Thesis in polymer science at the laboratory of Physical Chemistry and Soft Matter (PCC), as part of a BSc/MSc in the programs of Molecular Life Sciences or Biotechnology.
Glues are used everywhere, in your shoes, your books or the post-its on your desk. Most glues only stick to dry, clean surfaces and should not get wet before the glue has hardened. But which glue do you use if you want to stick surfaces in a wet environment, like the inside of your body? This research focuses on the development of an adhesive that can be applied and harden in a humid or wet environment. We used the Sandcastle worm, Phragmatopoma californica, as a source of inspiration. Sandcastle worms are small marine organisms that stick pieces of sand together to make a protecting shell while they are underwater, see Fig. 1.
The adhesive proteins from the sandcastle worms have two important properties; some parts of the proteins are hydrophobic and some parts have electrostatic characteristics. We will make 2 types of polymers with an ABA block structure. The A-blocks, grey in Fig. 2, will mimic the hydrophobic parts of the proteins and the B-blocks, red and blue in Fig. 2, will mimic the electrostatic, hydrophilic parts of the adhesive proteins. The difference between the two polymer types will be the charge on the electrostatic B-block which will be either positive, Fig. 2 (b), or negative, Fig. 2 (c).
Mixing of the two types of polymers might result in a nanostructured complex as shown in Fig. 2 (a). There are two types of domains visible in the complex. At first there is a polyelectrolyte domain caused by complex coacervation of the oppositely charged middle blocks, while the second domain in the complex of Fig. 2 (a) originates from aggregation of the hydrophobic blocks. We expect that the combination of these different blocks will lead to materials with interesting mechanical properties.

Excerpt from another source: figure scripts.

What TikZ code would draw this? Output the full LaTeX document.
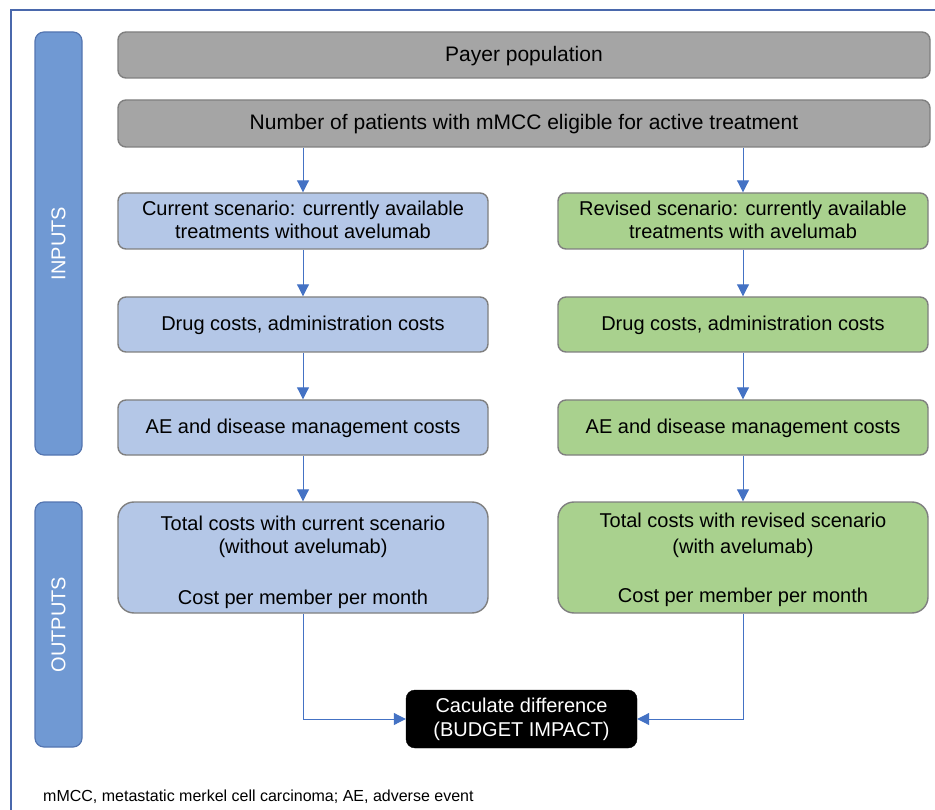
\documentclass[tikz,border=0pt]{standalone}
\usepackage{fontspec}
\setmainfont{Liberation Sans}
\usetikzlibrary{arrows.meta,calc}
\definecolor{frameblue}{HTML}{4A68AC}
\definecolor{barfill}{HTML}{7099D3}
\definecolor{bardraw}{HTML}{5475B0}
\definecolor{leftfill}{HTML}{B4C7E7}
\definecolor{rightfill}{HTML}{A9D18E}
\definecolor{grayfill}{HTML}{A5A5A5}
\definecolor{boxdraw}{HTML}{7F7F7F}
\definecolor{arrowblue}{HTML}{4472C4}
\tikzset{
  basebox/.style={draw=boxdraw, line width=1.4pt, rounded corners=8pt, align=center, inner sep=0pt,
    font=\fontsize{20}{23}\selectfont, text=black, text depth=3pt},
  graybox/.style={basebox, fill=grayfill, minimum width=812pt, font=\fontsize{21}{24}\selectfont},
  leftbox/.style={basebox, fill=leftfill, minimum width=370pt},
  rightbox/.style={basebox, fill=rightfill, minimum width=370pt},
  totalbox/.style={rounded corners=16pt, minimum height=111pt},
  boxtext/.style={align=center, inner sep=0pt, font=\fontsize{20}{23}\selectfont, text=black},
  sidebar/.style={draw=bardraw, line width=1.2pt, fill=barfill, rounded corners=9pt, minimum width=47pt, inner sep=0pt},
  sidelabel/.style={text=white, font=\fontsize{20}{23}\selectfont, rotate=90},
  blackbox/.style={fill=black, draw=black, rounded corners=9pt, text=white, align=center, inner sep=0pt,
    minimum width=231pt, minimum height=58pt, font=\fontsize{20}{24}\selectfont, text depth=3pt},
  flow/.style={draw=arrowblue, line width=1pt, -{Triangle[length=12pt,width=12pt]}},
}
\begin{document}
\begin{tikzpicture}[x=1pt,y=-1pt]
\useasboundingbox (0,0) rectangle (935,810);
% frame
\draw[frameblue, line width=1.6pt] (11,812) -- (11,10) -- (937,10);
% side bars
\node[sidebar, minimum height=423pt] (inbar) at (58.5,243.5) {};
\node[sidelabel] (inlabel) at (inbar.center) {INPUTS};
\node[sidebar, minimum height=245pt] (outbar) at (58.5,624.5) {};
\node[sidelabel] (outlabel) at (outbar.center) {OUTPUTS};
% top boxes
\node[graybox, minimum height=46pt] (payer) at (524,55) {Payer population};
\node[graybox, minimum height=47pt] (num) at (524,123.5) {Number of patients with mMCC eligible for active treatment};
% left column
\node[leftbox, minimum height=56pt] (cur) at (303,221) {Current scenario: currently available\\treatments without avelumab};
\node[leftbox, minimum height=55pt] (ldrug) at (303,324.5) {Drug costs, administration costs};
\node[leftbox, minimum height=55pt] (lae) at (303,427.5) {AE and disease management costs};
\node[leftbox, totalbox] (ltot) at (303,557.5) {};
\node[boxtext] (ltottext) at ([yshift=-5pt]ltot.center) {Total costs with current scenario\\(without avelumab)\\[28pt]Cost per member per month};
% right column
\node[rightbox, minimum height=56pt] (rev) at (743,221) {Revised scenario: currently available\\treatments with avelumab};
\node[rightbox, minimum height=55pt] (rdrug) at (743,324.5) {Drug costs, administration costs};
\node[rightbox, minimum height=55pt] (rae) at (743,427.5) {AE and disease management costs};
\node[rightbox, totalbox] (rtot) at (743,557.5) {};
\node[boxtext] (rtottext) at ([yshift=-2pt]rtot.center) {Total costs with revised scenario\\[3pt](with avelumab)\\[26pt]Cost per member per month};
% result
\node[blackbox] (diff) at (521.5,719) {Caculate difference\\(BUDGET IMPACT)};
% arrows
\draw[flow] (cur.north |- num.south) -- (cur.north);
\draw[flow] (cur) -- (ldrug);
\draw[flow] (ldrug) -- (lae);
\draw[flow] (lae) -- (ltot);
\draw[flow] (rev.north |- num.south) -- (rev.north);
\draw[flow] (rev) -- (rdrug);
\draw[flow] (rdrug) -- (rae);
\draw[flow] (rae) -- (rtot);
\draw[flow] (ltot.south) |- (diff.west);
\draw[flow] (rtot.south) |- (diff.east);
% footnote
\node[anchor=base west, inner sep=0pt, font=\fontsize{16}{19}\selectfont] (foot) at (43,801) {mMCC, metastatic merkel cell carcinoma; AE, adverse event};
\end{tikzpicture}
\end{document}
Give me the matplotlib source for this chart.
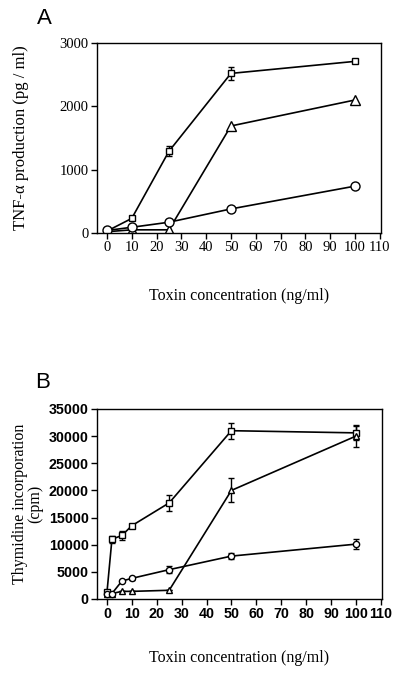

A thesis in this project can focus on two different topics: a) polymer synthesis or b) material characterization. A synthesis thesis will involve the preparation of polymers using RAFT (reversible addition-fragmentation chain transfer) polymerization. We will focus on the synthesis of ABA polymers with varying block lengths or on different B-block chemistries. A characterization thesis will include studying the phase behaviour of the polymers in various conditions using techniques like light scattering and rheology. Furthermore, we are interested in the self-assembly behaviour of solutions with either one polymer type or both.